_Given material_
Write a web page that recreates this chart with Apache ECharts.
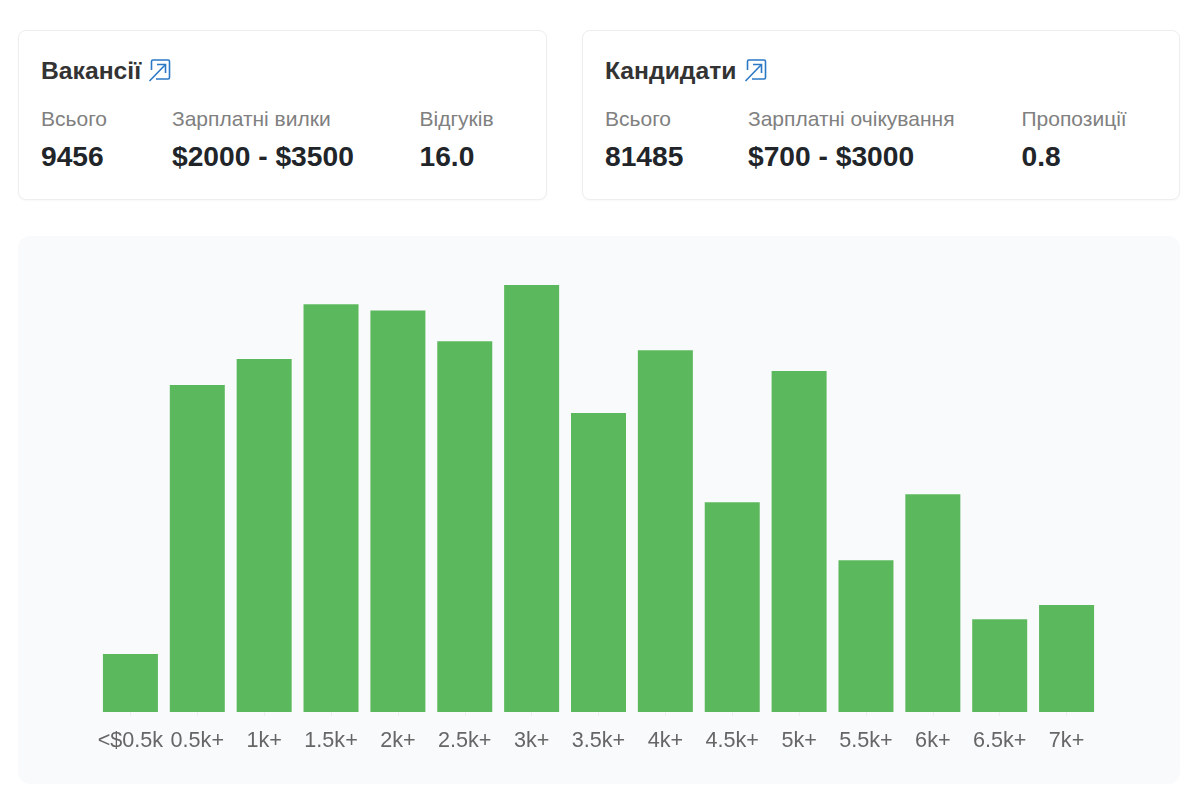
<!DOCTYPE html>
<html>
<head>
<meta charset="utf-8">
<title>Вакансії та кандидати</title>
<script src="https://cdn.jsdelivr.net/npm/echarts@6/dist/echarts.min.js"></script>
<style>
  html, body { margin: 0; padding: 0; background: #fff; }
  body { width: 1200px; height: 800px; position: relative; overflow: hidden; font-family: "Liberation Sans", Arial, sans-serif; }
  .card { position: absolute; top: 30px; height: 170px; box-sizing: border-box; background: #fff; border: 1px solid #eceef0; border-radius: 8px; box-shadow: 0 1px 2px rgba(0,0,0,.03); }
  .card h3 { position: absolute; left: 22px; top: 25px; margin: 0; font-size: 24.7px; line-height: 30px; font-weight: bold; color: #333; white-space: nowrap; }
  .card svg { position: absolute; top: 27px; }
  .lab { position: absolute; top: 75px; font-size: 21px; line-height: 26px; color: #808080; white-space: nowrap; }
  .val { position: absolute; top: 108px; font-size: 28.2px; line-height: 34px; font-weight: bold; color: #212529; white-space: nowrap; }
  #chart { position: absolute; left: 18px; top: 236px; width: 1162px; height: 548px; background: #f9fafc; border-radius: 12px; }
</style>
</head>
<body>
<div id="cards"></div>
<div id="chart"></div>
<script>
var categories = ["<$0.5k", "0.5k+", "1k+", "1.5k+", "2k+", "2.5k+", "3k+", "3.5k+", "4k+", "4.5k+", "5k+", "5.5k+", "6k+", "6.5k+", "7k+"];
var vacancies = [130, 733, 791, 914, 900, 831, 957, 670, 811, 470, 764, 340, 488, 208, 240];

var cardVacancies = {
  left: 18, width: 529, title: "Вакансії", icon: 129,
  cols: [[22, "Всього", "9456"], [153, "Зарплатні вилки", "$2000 - $3500"], [400.5, "Відгуків", "16.0"]]
};
var cardCandidates = {
  left: 582, width: 598, title: "Кандидати", icon: 161,
  cols: [[22, "Всього", "81485"], [165, "Зарплатні очікування", "$700 - $3000"], [438.5, "Пропозиції", "0.8"]]
};

function drawCard(c) {
  var html = '<div class="card" style="left:' + c.left + 'px;width:' + c.width + 'px"><h3>' + c.title + '</h3>';
  html += '<svg style="left:' + c.icon + 'px" width="24" height="24" viewBox="0 0 24 24" fill="none" stroke="#2b78c5" stroke-width="1.6">' +
    '<path d="M3.5 12V3.5Q3.5 2 5 2H20Q21.5 2 21.5 3.5V19.5Q21.5 21 20 21H8"/><path d="M1.5 23L17.5 6.5"/><path d="M9 6.5H17.5V15"/></svg>';
  c.cols.forEach(function (col) {
    html += '<div class="lab" style="left:' + col[0] + 'px">' + col[1] + '</div>';
    html += '<div class="val" style="left:' + col[0] + 'px">' + col[2] + '</div>';
  });
  document.getElementById("cards").insertAdjacentHTML("beforeend", html + "</div>");
}
drawCard(cardVacancies);
drawCard(cardCandidates);

var chart = echarts.init(document.getElementById("chart"));
chart.setOption({
  animation: false,
  grid: { left: 79, width: 1003, top: 49, height: 427 },
  xAxis: {
    type: "category",
    data: categories,
    axisLine: { show: false },
    axisTick: { show: true, alignWithLabel: true, length: 4, lineStyle: { color: "#eceef2" } },
    axisLabel: { interval: 0, color: "#666", fontSize: 21.6, margin: 18, fontFamily: "Liberation Sans" }
  },
  yAxis: { type: "value", min: 0, max: 957, show: false },
  series: [{
    type: "bar",
    data: vacancies,
    barWidth: 55,
    itemStyle: { color: "#5cb85c" }
  }]
});
</script>
</body>
</html>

_Task_
Give again, word for word, every line from the top of the data above to the line holding "488, 208, 240];", inclusive, with the pictures left out.

_Complete output_
Write a web page that recreates this chart with Apache ECharts.
<!DOCTYPE html>
<html>
<head>
<meta charset="utf-8">
<title>Вакансії та кандидати</title>
<script src="https://cdn.jsdelivr.net/npm/echarts@6/dist/echarts.min.js"></script>
<style>
  html, body { margin: 0; padding: 0; background: #fff; }
  body { width: 1200px; height: 800px; position: relative; overflow: hidden; font-family: "Liberation Sans", Arial, sans-serif; }
  .card { position: absolute; top: 30px; height: 170px; box-sizing: border-box; background: #fff; border: 1px solid #eceef0; border-radius: 8px; box-shadow: 0 1px 2px rgba(0,0,0,.03); }
  .card h3 { position: absolute; left: 22px; top: 25px; margin: 0; font-size: 24.7px; line-height: 30px; font-weight: bold; color: #333; white-space: nowrap; }
  .card svg { position: absolute; top: 27px; }
  .lab { position: absolute; top: 75px; font-size: 21px; line-height: 26px; color: #808080; white-space: nowrap; }
  .val { position: absolute; top: 108px; font-size: 28.2px; line-height: 34px; font-weight: bold; color: #212529; white-space: nowrap; }
  #chart { position: absolute; left: 18px; top: 236px; width: 1162px; height: 548px; background: #f9fafc; border-radius: 12px; }
</style>
</head>
<body>
<div id="cards"></div>
<div id="chart"></div>
<script>
var categories = ["<$0.5k", "0.5k+", "1k+", "1.5k+", "2k+", "2.5k+", "3k+", "3.5k+", "4k+", "4.5k+", "5k+", "5.5k+", "6k+", "6.5k+", "7k+"];
var vacancies = [130, 733, 791, 914, 900, 831, 957, 670, 811, 470, 764, 340, 488, 208, 240];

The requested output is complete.